France Protests War

No “freedom” fries here, Maurice

Here in Paris the response to the war was loud but tame in comparison to the response in the Bay Area and in other countries with more obvious military involvement in the war. Unfortunately, framing America as the “bad guy” has been very successful here and distracts people from a more fundamental understanding of the role of international capital in general in the pursuit of profits at the cost of human misery. The ignorance and short-sightedness of the U.S. public is most often seen as only a national phenomenon, and the trends toward media monopolization and spectacular consumption here are blamed on “cultural” domination of the United Snakes and not on the real culprit: the increasingly desperate needs of global capitalism.

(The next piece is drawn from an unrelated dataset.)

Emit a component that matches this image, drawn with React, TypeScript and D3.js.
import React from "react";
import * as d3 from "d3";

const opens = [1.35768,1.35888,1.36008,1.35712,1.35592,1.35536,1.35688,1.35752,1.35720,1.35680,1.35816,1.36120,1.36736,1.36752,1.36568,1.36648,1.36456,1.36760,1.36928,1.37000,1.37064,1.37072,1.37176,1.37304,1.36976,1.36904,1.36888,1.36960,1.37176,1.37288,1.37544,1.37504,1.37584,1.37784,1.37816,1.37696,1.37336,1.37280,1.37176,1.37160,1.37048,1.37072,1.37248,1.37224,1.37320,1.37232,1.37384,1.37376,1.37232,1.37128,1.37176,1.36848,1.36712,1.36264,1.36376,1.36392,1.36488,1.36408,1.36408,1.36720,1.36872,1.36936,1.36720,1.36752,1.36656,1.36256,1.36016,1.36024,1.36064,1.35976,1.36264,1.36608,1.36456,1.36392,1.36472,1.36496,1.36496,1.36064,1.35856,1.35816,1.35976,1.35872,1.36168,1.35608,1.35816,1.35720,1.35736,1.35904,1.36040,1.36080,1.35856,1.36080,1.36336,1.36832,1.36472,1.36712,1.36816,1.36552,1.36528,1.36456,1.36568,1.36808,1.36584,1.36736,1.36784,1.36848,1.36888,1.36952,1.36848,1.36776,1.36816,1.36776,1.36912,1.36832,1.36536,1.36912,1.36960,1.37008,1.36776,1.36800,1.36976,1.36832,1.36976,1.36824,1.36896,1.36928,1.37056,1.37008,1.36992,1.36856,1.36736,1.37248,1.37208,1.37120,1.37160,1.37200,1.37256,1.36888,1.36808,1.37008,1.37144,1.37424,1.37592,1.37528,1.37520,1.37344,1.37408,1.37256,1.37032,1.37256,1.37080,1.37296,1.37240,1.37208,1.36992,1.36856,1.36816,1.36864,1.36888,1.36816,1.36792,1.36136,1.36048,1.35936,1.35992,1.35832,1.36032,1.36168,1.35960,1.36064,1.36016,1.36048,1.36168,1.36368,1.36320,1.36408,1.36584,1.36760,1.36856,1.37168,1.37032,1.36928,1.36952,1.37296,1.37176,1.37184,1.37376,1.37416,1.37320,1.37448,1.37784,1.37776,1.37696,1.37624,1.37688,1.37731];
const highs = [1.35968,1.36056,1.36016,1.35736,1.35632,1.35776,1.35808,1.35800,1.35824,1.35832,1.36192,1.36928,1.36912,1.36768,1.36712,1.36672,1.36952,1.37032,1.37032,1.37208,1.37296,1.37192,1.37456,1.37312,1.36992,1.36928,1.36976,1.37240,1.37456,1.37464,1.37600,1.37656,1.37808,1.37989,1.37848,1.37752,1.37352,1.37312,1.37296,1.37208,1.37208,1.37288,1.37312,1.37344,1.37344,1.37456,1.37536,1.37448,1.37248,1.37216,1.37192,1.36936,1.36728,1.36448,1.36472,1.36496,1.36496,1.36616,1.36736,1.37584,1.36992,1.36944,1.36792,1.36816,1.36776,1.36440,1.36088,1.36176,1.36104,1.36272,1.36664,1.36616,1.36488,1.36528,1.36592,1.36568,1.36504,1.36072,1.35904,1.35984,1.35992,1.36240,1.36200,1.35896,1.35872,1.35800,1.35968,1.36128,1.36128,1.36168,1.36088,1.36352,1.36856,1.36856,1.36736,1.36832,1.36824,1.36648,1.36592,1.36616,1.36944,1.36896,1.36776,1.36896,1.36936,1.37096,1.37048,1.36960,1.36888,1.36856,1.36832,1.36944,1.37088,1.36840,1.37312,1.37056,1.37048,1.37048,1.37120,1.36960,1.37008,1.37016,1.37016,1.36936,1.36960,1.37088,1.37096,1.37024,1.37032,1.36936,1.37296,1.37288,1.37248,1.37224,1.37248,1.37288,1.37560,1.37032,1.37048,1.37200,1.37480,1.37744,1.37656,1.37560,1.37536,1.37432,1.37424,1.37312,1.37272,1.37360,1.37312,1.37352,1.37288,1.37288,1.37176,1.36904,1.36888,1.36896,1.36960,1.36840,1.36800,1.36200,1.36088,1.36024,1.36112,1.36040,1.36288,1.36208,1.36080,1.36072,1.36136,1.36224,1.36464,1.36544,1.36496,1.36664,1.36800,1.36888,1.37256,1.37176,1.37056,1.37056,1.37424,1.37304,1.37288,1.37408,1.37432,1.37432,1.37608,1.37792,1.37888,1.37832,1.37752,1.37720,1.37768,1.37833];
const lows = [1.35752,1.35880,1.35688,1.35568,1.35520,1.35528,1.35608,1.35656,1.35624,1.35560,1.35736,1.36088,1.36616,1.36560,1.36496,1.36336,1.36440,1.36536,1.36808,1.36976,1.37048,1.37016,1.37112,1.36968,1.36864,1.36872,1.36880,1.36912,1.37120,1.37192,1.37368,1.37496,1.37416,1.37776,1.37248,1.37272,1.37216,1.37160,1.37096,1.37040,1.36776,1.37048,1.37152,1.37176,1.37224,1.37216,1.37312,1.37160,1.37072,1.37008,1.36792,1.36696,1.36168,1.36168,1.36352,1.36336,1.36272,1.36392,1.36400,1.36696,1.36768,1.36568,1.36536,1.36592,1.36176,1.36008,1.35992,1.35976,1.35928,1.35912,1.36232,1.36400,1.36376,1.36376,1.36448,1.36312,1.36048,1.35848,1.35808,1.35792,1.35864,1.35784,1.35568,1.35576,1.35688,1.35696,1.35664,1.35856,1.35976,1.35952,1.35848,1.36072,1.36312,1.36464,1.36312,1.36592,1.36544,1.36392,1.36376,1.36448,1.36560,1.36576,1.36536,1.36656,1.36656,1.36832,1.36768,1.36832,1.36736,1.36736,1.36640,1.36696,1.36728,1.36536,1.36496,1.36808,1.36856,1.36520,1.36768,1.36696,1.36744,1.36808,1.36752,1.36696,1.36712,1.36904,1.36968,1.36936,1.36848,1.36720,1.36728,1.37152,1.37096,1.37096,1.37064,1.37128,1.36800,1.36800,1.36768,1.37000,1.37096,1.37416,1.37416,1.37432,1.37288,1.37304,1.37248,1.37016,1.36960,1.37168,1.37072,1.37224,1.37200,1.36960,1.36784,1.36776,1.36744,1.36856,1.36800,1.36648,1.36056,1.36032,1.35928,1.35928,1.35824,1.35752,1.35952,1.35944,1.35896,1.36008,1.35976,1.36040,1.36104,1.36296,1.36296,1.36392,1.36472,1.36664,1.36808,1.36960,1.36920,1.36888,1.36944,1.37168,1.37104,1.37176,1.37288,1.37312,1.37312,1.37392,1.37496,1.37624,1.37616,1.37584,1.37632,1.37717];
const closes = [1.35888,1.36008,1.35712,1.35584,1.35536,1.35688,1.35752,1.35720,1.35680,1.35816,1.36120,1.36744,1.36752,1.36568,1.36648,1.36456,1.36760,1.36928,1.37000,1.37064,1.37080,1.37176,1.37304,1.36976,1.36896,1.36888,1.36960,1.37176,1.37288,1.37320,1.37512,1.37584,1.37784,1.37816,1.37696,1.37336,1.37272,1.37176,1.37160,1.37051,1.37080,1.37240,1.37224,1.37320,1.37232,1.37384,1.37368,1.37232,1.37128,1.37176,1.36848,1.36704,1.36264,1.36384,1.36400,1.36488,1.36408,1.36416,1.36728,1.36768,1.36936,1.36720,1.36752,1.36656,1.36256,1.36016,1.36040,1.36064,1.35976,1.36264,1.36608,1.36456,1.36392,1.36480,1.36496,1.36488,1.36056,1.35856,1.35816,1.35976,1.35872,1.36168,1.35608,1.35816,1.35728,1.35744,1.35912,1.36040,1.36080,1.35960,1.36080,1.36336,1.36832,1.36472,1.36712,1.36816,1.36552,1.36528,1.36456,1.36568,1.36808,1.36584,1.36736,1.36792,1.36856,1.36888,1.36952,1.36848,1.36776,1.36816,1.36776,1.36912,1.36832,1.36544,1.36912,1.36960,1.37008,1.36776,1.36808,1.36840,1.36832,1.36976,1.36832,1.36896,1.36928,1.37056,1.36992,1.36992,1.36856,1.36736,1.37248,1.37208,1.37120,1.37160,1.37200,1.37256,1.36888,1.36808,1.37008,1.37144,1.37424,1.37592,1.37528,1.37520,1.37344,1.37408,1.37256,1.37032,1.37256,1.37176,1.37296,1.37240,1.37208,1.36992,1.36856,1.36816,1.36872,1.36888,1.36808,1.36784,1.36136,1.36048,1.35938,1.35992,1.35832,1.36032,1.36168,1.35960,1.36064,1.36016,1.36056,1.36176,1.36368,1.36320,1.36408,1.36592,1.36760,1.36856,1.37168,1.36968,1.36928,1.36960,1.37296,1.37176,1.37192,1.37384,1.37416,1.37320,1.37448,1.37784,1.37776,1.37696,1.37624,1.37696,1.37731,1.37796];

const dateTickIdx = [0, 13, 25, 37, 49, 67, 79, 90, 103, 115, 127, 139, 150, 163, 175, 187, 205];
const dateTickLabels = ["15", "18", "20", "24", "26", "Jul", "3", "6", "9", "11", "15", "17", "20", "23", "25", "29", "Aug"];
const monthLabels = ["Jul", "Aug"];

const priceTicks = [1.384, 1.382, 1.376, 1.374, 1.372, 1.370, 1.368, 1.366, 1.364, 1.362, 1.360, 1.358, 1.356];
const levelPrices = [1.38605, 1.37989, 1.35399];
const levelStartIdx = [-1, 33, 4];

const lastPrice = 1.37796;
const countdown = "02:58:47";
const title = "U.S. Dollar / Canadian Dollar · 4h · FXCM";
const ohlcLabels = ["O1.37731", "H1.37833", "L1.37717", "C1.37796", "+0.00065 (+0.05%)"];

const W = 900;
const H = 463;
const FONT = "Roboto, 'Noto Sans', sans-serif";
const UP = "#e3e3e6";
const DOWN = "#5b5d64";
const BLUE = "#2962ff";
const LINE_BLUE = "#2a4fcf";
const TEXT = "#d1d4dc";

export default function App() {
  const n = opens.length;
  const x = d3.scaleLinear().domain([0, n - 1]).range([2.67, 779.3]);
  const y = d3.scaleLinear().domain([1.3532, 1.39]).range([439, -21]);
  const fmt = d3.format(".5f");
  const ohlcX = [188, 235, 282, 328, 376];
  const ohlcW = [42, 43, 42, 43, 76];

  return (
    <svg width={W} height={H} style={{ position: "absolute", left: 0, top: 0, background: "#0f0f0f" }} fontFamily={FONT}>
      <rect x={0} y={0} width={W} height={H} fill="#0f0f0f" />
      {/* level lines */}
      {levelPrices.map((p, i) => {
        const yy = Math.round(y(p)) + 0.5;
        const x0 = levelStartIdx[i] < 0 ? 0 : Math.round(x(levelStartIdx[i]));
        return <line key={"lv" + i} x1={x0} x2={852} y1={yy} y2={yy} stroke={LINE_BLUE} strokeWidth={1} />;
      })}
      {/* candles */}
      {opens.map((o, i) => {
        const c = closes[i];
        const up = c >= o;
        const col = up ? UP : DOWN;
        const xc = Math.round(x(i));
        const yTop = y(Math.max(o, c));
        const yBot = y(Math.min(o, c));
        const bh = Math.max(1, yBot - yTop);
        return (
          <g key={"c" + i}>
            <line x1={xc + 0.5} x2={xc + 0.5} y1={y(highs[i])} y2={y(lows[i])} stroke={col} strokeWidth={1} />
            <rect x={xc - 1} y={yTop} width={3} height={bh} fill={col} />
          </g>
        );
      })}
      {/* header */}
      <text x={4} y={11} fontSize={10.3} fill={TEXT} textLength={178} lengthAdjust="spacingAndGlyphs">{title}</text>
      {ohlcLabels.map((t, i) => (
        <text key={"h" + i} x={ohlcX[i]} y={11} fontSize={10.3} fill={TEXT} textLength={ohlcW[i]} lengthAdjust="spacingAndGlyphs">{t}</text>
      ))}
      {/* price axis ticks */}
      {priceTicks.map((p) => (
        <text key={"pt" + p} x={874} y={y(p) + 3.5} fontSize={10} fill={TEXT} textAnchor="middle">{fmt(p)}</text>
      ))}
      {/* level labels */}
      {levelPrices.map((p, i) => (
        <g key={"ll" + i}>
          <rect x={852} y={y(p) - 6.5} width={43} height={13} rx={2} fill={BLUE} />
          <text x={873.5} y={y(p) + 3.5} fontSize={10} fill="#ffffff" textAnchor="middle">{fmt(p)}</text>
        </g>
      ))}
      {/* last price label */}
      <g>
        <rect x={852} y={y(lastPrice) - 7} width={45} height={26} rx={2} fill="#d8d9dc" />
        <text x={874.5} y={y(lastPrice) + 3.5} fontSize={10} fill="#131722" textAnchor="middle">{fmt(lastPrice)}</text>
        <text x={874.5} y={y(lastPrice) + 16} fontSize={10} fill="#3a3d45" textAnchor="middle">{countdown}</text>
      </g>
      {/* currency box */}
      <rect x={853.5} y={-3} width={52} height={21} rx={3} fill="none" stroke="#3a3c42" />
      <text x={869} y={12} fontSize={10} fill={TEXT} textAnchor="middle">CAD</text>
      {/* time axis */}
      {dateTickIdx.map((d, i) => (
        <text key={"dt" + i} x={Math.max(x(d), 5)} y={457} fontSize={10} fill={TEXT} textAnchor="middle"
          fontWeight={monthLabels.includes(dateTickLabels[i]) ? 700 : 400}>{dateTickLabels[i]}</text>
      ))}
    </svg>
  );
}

Meanwhile, aside from the slogans of the ultra-left, the interests of the French state and the economic interests it seeks to protect in the Middle East are generally ignored. (Not to mention the overt support of the racist dictatorship in the Ivory Coast.) The national security state, under the leadership of interior minister Sarkozy, who is well-placed to make a run for the presidency in the next election, has grown tremendously since 9/11 and Giuliani-style repression has been on the rise in every aspect of daily life — from the targeting of fare-evaders on the Metro to the huge number of arrests of Roma people, the increasing eviction of squatters, the increase in the hours that people can be legally detained without charges (and a lowering of the age for which this is allowed), and the explosion of prison construction throughout the country.

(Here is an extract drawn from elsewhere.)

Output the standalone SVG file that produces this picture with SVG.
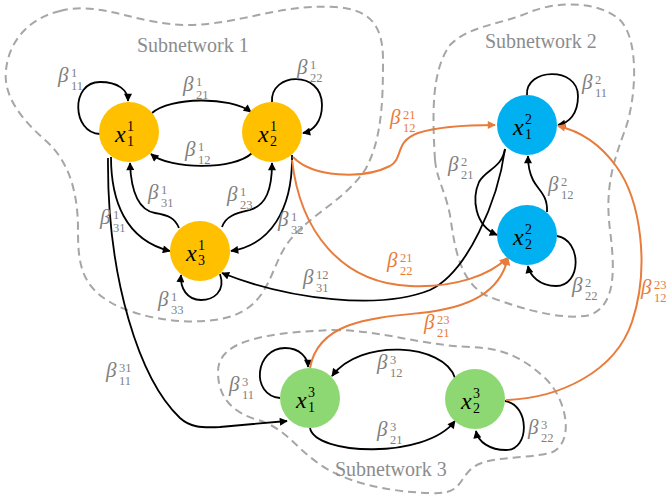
<svg xmlns="http://www.w3.org/2000/svg" width="670" height="499" viewBox="0 0 670 499">
<style>
.sub{fill:none;stroke:#A6A6A6;stroke-width:2;stroke-dasharray:8 5}
.st{font-family:"Liberation Serif",serif;font-size:20px;fill:#8C8C8C}
.e{fill:none;stroke:#000;stroke-width:1.8;marker-end:url(#ab)}
.o{fill:none;stroke:#E97B3B;stroke-width:2;marker-end:url(#ao)}
.nl{font-family:"Liberation Serif",serif;font-size:24px;font-style:italic;fill:#000}
.nd{font-size:14px;font-style:normal}
.lb{font-family:"Liberation Serif",serif;font-size:21px;font-style:italic;fill:#7F7F7F}
.lo{fill:#E97B3B}
.d{font-size:12.5px;font-style:normal}
</style>
<defs>
<marker id="ab" viewBox="0 0 10 10" refX="9" refY="5" markerWidth="9" markerHeight="8" markerUnits="userSpaceOnUse" orient="auto"><path d="M0,0 L10,5 L0,10 z" fill="#000"/></marker>
<marker id="ao" viewBox="0 0 10 10" refX="9" refY="5" markerWidth="9" markerHeight="8" markerUnits="userSpaceOnUse" orient="auto"><path d="M0,0 L10,5 L0,10 z" fill="#E97B3B"/></marker>
</defs>
<rect width="670" height="499" fill="#fff"/>
<g id="subnetworks">
<path class="sub" d="M 60,11 C 100,0 140,26 190,25 C 240,24 280,4 335,7 C 370,9 383,25 383,60 C 383,100 382,140 365,170 C 345,200 310,215 290,240 C 270,265 272,300 235,315 C 200,328 140,320 110,302 C 80,285 78,260 78,230 C 78,190 68,160 45,140 C 20,118 3,95 6,70 C 9,40 30,18 60,11 Z"/>
<path class="sub" d="M 435,160 C 432,110 432,70 450,45 C 470,25 500,25 530,12 C 560,0 600,2 620,20 C 640,40 636,100 625,130 C 612,165 605,190 610,230 C 615,270 616,305 590,315 C 560,322 510,305 485,295 C 460,280 455,250 450,215 C 445,190 437,180 435,160 Z"/>
<path class="sub" d="M 333,330 C 380,330 420,345 470,347 C 500,348 520,355 545,378 C 568,400 575,445 550,453 C 520,460 485,455 470,470 C 458,482 460,495 430,493 C 390,492 345,483 318,463 C 295,447 285,428 258,420 C 230,412 218,395 218,372 C 218,345 250,333 333,330 Z"/>
<text class="st" x="137" y="52">Subnetwork 1</text>
<text class="st" x="485" y="48">Subnetwork 2</text>
<text class="st" x="335" y="476">Subnetwork 3</text>
</g>
<g id="connectors">
<path class="e" d="M 100,134 C 72,133 70,82 100,82 C 118,82 128,90 128,101"/>
<path class="e" d="M 152,113 C 170,97 230,96 251,112"/>
<path class="e" d="M 252,153 C 235,170 170,170 151,154"/>
<path class="e" d="M 272,102 C 270,72 322,70 322,105 C 322,122 313,131 303,133"/>
<path class="e" d="M 179,228 C 175,218 168,215 155,213 C 138,210 131,190 130,163"/>
<path class="e" d="M 111,157 C 111,200 125,240 170,251"/>
<path class="e" d="M 292,155 C 293,210 270,245 231,251"/>
<path class="e" d="M 222,227 C 226,215 238,213 250,210 C 266,205 272,190 272,163"/>
<path class="e" d="M 220,274 C 226,292 213,300 201,300 C 187,300 180,288 181,275"/>
<path class="e" d="M 108,158 C 107,280 140,380 180,418 C 190,427 200,428 220,427 L 287,421"/>
<path class="e" d="M 505,149 C 498,200 468,272 430,290 C 380,310 290,300 222,273"/>
<path class="e" d="M 505,149 C 502,168 485,170 479,182 C 472,198 474,225 497,235"/>
<path class="e" d="M 547,212 C 548,195 538,190 533,180 C 529,172 528,165 528,156"/>
<path class="e" d="M 527,95 C 525,68 578,66 578,96 C 578,114 569,123 558,125"/>
<path class="e" d="M 557,236 C 582,240 582,286 556,286 C 540,286 530,276 528,266"/>
<path class="e" d="M 280,398 C 250,395 255,348 285,348 C 300,348 308,358 308,367"/>
<path class="e" d="M 455,378 C 444,343 360,338 332,376"/>
<path class="e" d="M 310,428 C 315,455 425,460 455,421"/>
<path class="e" d="M 505,401 C 530,405 530,450 506,450 C 490,450 478,442 476,431"/>
<path class="o" d="M 293,157 C 312,177 362,180 390,166 C 404,158 394,142 418,133 C 440,126 470,125 495,125"/>
<path class="o" d="M 292,160 C 300,230 340,283 410,286 C 455,288 490,275 507,258"/>
<path class="o" d="M 310,368 C 318,322 370,318 420,313 C 470,308 500,292 508,258"/>
<path class="o" d="M 506,400 C 560,398 615,372 632,322 C 650,268 641,200 616,166 C 600,144 580,131 558,126"/>
</g>
<g id="x1_1"><circle cx="129" cy="132" r="30" fill="#FFC000"/><text class="nl" x="115" y="142">x<tspan class="nd" x="127" y="131">1</tspan><tspan class="nd" x="127" y="146">1</tspan></text></g>
<g id="x2_1"><circle cx="272" cy="132" r="30" fill="#FFC000"/><text class="nl" x="258" y="142">x<tspan class="nd" x="270" y="131">1</tspan><tspan class="nd" x="270" y="146">2</tspan></text></g>
<g id="x3_1"><circle cx="200" cy="251" r="30" fill="#FFC000"/><text class="nl" x="186" y="261">x<tspan class="nd" x="198" y="250">1</tspan><tspan class="nd" x="198" y="265">3</tspan></text></g>
<g id="x1_2"><circle cx="527" cy="125" r="30" fill="#00B0F0"/><text class="nl" x="513" y="135">x<tspan class="nd" x="525" y="124">2</tspan><tspan class="nd" x="525" y="139">1</tspan></text></g>
<g id="x2_2"><circle cx="527" cy="235" r="30" fill="#00B0F0"/><text class="nl" x="513" y="245">x<tspan class="nd" x="525" y="234">2</tspan><tspan class="nd" x="525" y="249">2</tspan></text></g>
<g id="x1_3"><circle cx="310" cy="398" r="30" fill="#8ED873"/><text class="nl" x="296" y="408">x<tspan class="nd" x="308" y="397">3</tspan><tspan class="nd" x="308" y="412">1</tspan></text></g>
<g id="x2_3"><circle cx="475" cy="399" r="30" fill="#8ED873"/><text class="nl" x="461" y="409">x<tspan class="nd" x="473" y="398">3</tspan><tspan class="nd" x="473" y="413">2</tspan></text></g>
<g id="labels">
<text class="lb" x="58" y="82">β<tspan class="d" x="71" y="77">1</tspan><tspan class="d" x="71" y="90">11</tspan></text>
<text class="lb" x="183" y="91">β<tspan class="d" x="196" y="86">1</tspan><tspan class="d" x="196" y="99">21</tspan></text>
<text class="lb" x="297" y="74">β<tspan class="d" x="310" y="69">1</tspan><tspan class="d" x="310" y="82">22</tspan></text>
<text class="lb" x="185" y="156">β<tspan class="d" x="198" y="151">1</tspan><tspan class="d" x="198" y="164">12</tspan></text>
<text class="lb" x="148" y="199">β<tspan class="d" x="161" y="194">1</tspan><tspan class="d" x="161" y="207">31</tspan></text>
<text class="lb" x="227" y="201">β<tspan class="d" x="240" y="196">1</tspan><tspan class="d" x="240" y="209">23</tspan></text>
<text class="lb" x="100" y="224">β<tspan class="d" x="113" y="219">1</tspan><tspan class="d" x="113" y="232">31</tspan></text>
<text class="lb" x="278" y="226">β<tspan class="d" x="291" y="221">1</tspan><tspan class="d" x="291" y="234">32</tspan></text>
<text class="lb" x="158" y="306">β<tspan class="d" x="171" y="301">1</tspan><tspan class="d" x="171" y="314">33</tspan></text>
<text class="lb" x="303" y="284">β<tspan class="d" x="316" y="279">12</tspan><tspan class="d" x="316" y="292">31</tspan></text>
<text class="lb" x="106" y="377">β<tspan class="d" x="119" y="372">31</tspan><tspan class="d" x="119" y="385">11</tspan></text>
<text class="lb" x="229" y="391">β<tspan class="d" x="242" y="386">3</tspan><tspan class="d" x="242" y="399">11</tspan></text>
<text class="lb" x="377" y="369">β<tspan class="d" x="390" y="364">3</tspan><tspan class="d" x="390" y="377">12</tspan></text>
<text class="lb" x="377" y="436">β<tspan class="d" x="390" y="431">3</tspan><tspan class="d" x="390" y="444">21</tspan></text>
<text class="lb" x="528" y="434">β<tspan class="d" x="541" y="429">3</tspan><tspan class="d" x="541" y="442">22</tspan></text>
<text class="lb" x="582" y="89">β<tspan class="d" x="595" y="84">2</tspan><tspan class="d" x="595" y="97">11</tspan></text>
<text class="lb" x="448" y="171">β<tspan class="d" x="461" y="166">2</tspan><tspan class="d" x="461" y="179">21</tspan></text>
<text class="lb" x="548" y="191">β<tspan class="d" x="561" y="186">2</tspan><tspan class="d" x="561" y="199">12</tspan></text>
<text class="lb" x="572" y="292">β<tspan class="d" x="585" y="287">2</tspan><tspan class="d" x="585" y="300">22</tspan></text>
<text class="lb lo" x="390" y="124">β<tspan class="d" x="403" y="119">21</tspan><tspan class="d" x="403" y="132">12</tspan></text>
<text class="lb lo" x="387" y="267">β<tspan class="d" x="400" y="262">21</tspan><tspan class="d" x="400" y="275">22</tspan></text>
<text class="lb lo" x="424" y="329">β<tspan class="d" x="437" y="324">23</tspan><tspan class="d" x="437" y="337">21</tspan></text>
<text class="lb lo" x="641" y="294">β<tspan class="d" x="654" y="289">23</tspan><tspan class="d" x="654" y="302">12</tspan></text>
</g>
</svg>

But of course there is resistance, and I have noticed a passion for justice here among younger people (I’m talking high-schoolers) that is inspiring. At a 40,000 strong demonstration at the Place Concorde the first night of the war (the site of the U.S. embassy) the place was seriously rocking, and a radical, internationalist spirit prevailed over the small groups of national flag wavers and other assorted creeps. But beyond a few scuffles and a few broken windows during the spontaneous march, things stayed relatively tame. A few days into the war over 100,000 people hit the streets again, and one of the better shouts I heard was: “Ni Saddam, Ni Oncle Sam! Guerre mondiale, contre le Capital!,” (no to Saddam, no to Uncle Sam World War against capital). One especially appropriate sign read “One sole non-revolutionary week-end is infinitely more bloody than a month of permanent revolution,” a reprise of graffiti from May 1968.

Keep up the pressure in the Bay Area brothers and sisters!